There are various categories of intangible assets like balance sheet assets that are more recognizable as assets in the form of copyrights, patents and trademarks. However, other types of intangible assets are harder to measure — like brand or labor — because they don't qualify as assets under the formal definition.
Assets can be used rather broadly, but the definition pertains to something that is "owned and controlled," he said, therefore it fails to acknowledge labor as an asset "because you can't own people."
Laney narrows in on intangible assets in the form of information assets, unique "because it's not a balance sheet asset but it meets all the criteria." Information is something that can be owned, controlled, exchanged and so forth.

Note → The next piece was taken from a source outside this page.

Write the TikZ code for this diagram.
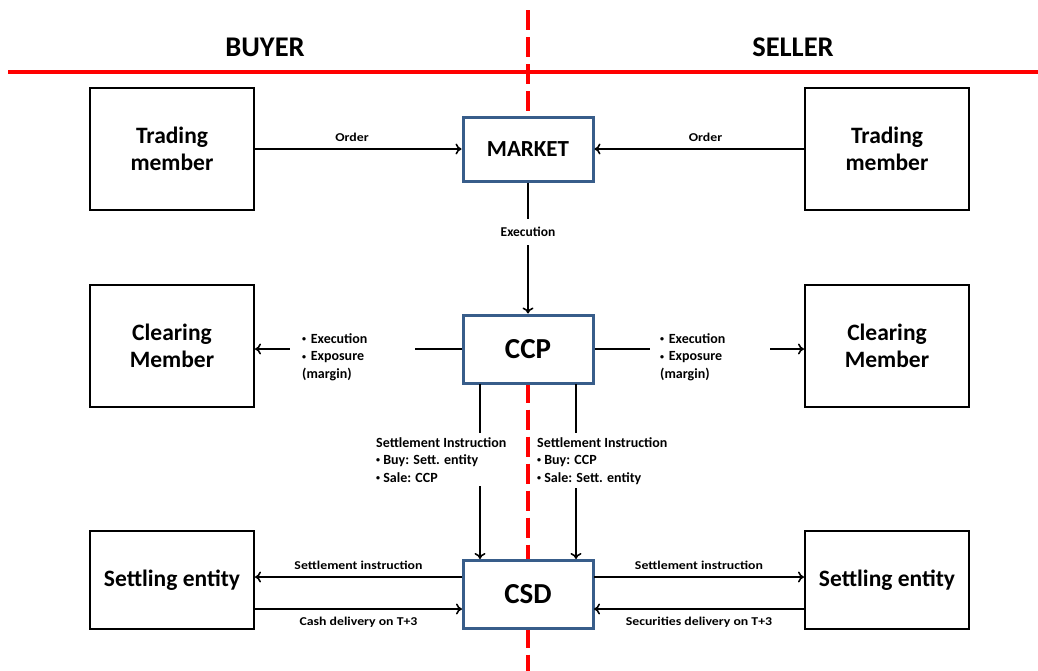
\documentclass[tikz,border=0pt]{standalone}
\usepackage{fontspec}
\setmainfont{Carlito}
\newfontfamily\widefont[FakeStretch=1.15]{Carlito}
\usetikzlibrary{arrows.meta}
\definecolor{boxblue}{RGB}{56,93,138}
\definecolor{divred}{RGB}{255,0,0}
\newcommand{\smallbul}{\raisebox{0.12em}{\fontsize{8}{8}\selectfont•}\ }
\begin{document}
\begin{tikzpicture}[x=1pt,y=-1pt,
  party/.style={draw=black,fill=white,line width=2pt,minimum width=164pt,align=center,font=\bfseries\fontsize{23.5}{27}\selectfont,inner sep=0pt},
  infra/.style={draw=boxblue,fill=white,line width=3pt,minimum width=130pt,align=center,font=\bfseries\fontsize{23}{26}\selectfont,inner sep=0pt},
  conn/.style={line width=1.6pt,-{To[length=6pt,width=11pt]}},
  small/.style={font=\widefont\bfseries\fontsize{12}{14}\selectfont,inner sep=1pt},
  mid/.style={font=\bfseries\fontsize{14}{17.5}\selectfont,align=left,inner sep=1pt},
  head/.style={font=\bfseries\fontsize{28.5}{30}\selectfont},
  divider/.style={divred,line width=4.5pt}
]
\useasboundingbox (0,0) rectangle (1038,670);
% party boxes
\node[party,minimum height=122pt] (tml) at (172,149) {Trading\\member};
\node[party,minimum height=122pt] (tmr) at (887,149) {Trading\\member};
\node[party,minimum height=122pt] (cml) at (172,346) {Clearing\\Member};
\node[party,minimum height=122pt] (cmr) at (887,346) {Clearing\\Member};
\node[party,minimum height=98pt] (sel) at (172,580) {Settling entity};
\node[party,minimum height=98pt] (ser) at (887,580) {Settling entity};
% infrastructure boxes
\node[infra,minimum height=64pt] (market) at (528,149) {MARKET};
\node[infra,minimum height=68pt,font=\bfseries\fontsize{29}{32}\selectfont] (ccp) at (528,349) {CCP};
\node[infra,minimum height=68pt,font=\bfseries\fontsize{29}{32}\selectfont] (csd) at (528,594) {CSD};
% dividers
\coordinate (vtop) at (528,10);
\coordinate (vbot) at (528,672);
\coordinate (hl) at (8,72);
\coordinate (hr) at (1038,72);
\draw[divider,dash pattern=on 20pt off 7pt] (vtop) -- (market.north);
\draw[divider,dash pattern=on 20pt off 7pt] ([yshift=2pt]ccp.south) -- (csd.north);
\draw[divider,dash pattern=on 20pt off 7pt] ([yshift=2pt]csd.south) -- (vbot);
\draw[divider] (hl) -- (hr);
\node[head] (buyer) at (265,47) {BUYER};
\node[head] (seller) at (793,47) {SELLER};
% redraw blue box edges over divider ends
\node[infra,minimum height=64pt] at (market) {MARKET};
\node[infra,minimum height=68pt,font=\bfseries\fontsize{29}{32}\selectfont] at (ccp) {CCP};
\node[infra,minimum height=68pt,font=\bfseries\fontsize{29}{32}\selectfont] at (csd) {CSD};
% orders
\draw[conn] (tml.east |- market.west) -- (market.west) node[small,pos=0.47,above=6pt] {Order};
\draw[conn] (tmr.west |- market.east) -- (market.east) node[small,pos=0.47,above=6pt] {Order};
% execution
\draw[conn] (market.south) -- (ccp.north) node[pos=0.38,fill=white,font=\bfseries\fontsize{13.5}{15}\selectfont,inner xsep=2pt,inner ysep=8pt] {Execution};
% CCP to clearing members
\draw[conn] (ccp.west) -- (cml.east |- ccp.west);
\node[mid,fill=white,inner xsep=12pt,text width=101pt,anchor=west] (exl) at (290,357) {\smallbul Execution\\\smallbul Exposure\\(margin)};
\draw[conn] (ccp.east) -- (cmr.west |- ccp.east);
\node[mid,fill=white,inner xsep=10pt,text width=100pt,anchor=west] (exr) at (650,357) {\smallbul Execution\\\smallbul Exposure\\(margin)};
% CCP to CSD
\coordinate (ccpa) at (480,384);
\coordinate (ccpb) at (576,384);
\coordinate (csda) at (480,559);
\coordinate (csdb) at (576,559);
\draw[conn] (ccpa) -- (csda);
\draw[conn] (ccpb) -- (csdb);
\node[mid,fill=white,anchor=north west,inner ysep=4pt,inner xsep=2pt] (sil) at (374,433) {Settlement Instruction\\\smallbul Buy: Sett. entity\\\smallbul Sale: CCP};
\node[mid,fill=white,anchor=north west,inner ysep=4pt,inner xsep=2pt] (sir) at (535,433) {Settlement Instruction\\\smallbul Buy: CCP\\\smallbul Sale: Sett. entity};
% CSD to settling entities
\coordinate (csdl1) at (462,577);
\coordinate (csdl2) at (462,609);
\coordinate (csdr1) at (594,577);
\coordinate (csdr2) at (594,609);
\draw[conn] (csdl1) -- (sel.east |- csdl1) node[small,pos=0.5,above=6pt] {Settlement instruction};
\draw[conn] (sel.east |- csdl2) -- (csdl2) node[small,pos=0.5,below=6pt] {Cash delivery on T+3};
\draw[conn] (csdr1) -- (ser.west |- csdr1) node[small,pos=0.5,above=6pt] {Settlement instruction};
\draw[conn] (ser.west |- csdr2) -- (csdr2) node[small,pos=0.5,below=6pt] {Securities delivery on T+3};
\end{tikzpicture}
\end{document}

Essentially, Laney and Gates are making a call to action. The modern era addresses the value of assets differently than in decades past and just because policy has yet to catch up, doesn't mean companies have to wait too.
Organizations may not be able to change existing accounting practices but they can "engage in change by ignoring what the accountants say," he said. This isn't to say companies don't have to maintain their books but perhaps introduce internal books that measure the value of their data.
This process can help find underused data, which could yield a high economic value and innovate around it. Organizations are making mistakes by not explicitly understanding information as an asset and therefore not treating, managing, measuring or thinking about in a variety of ways that they can monetize it for its "unique economic properties."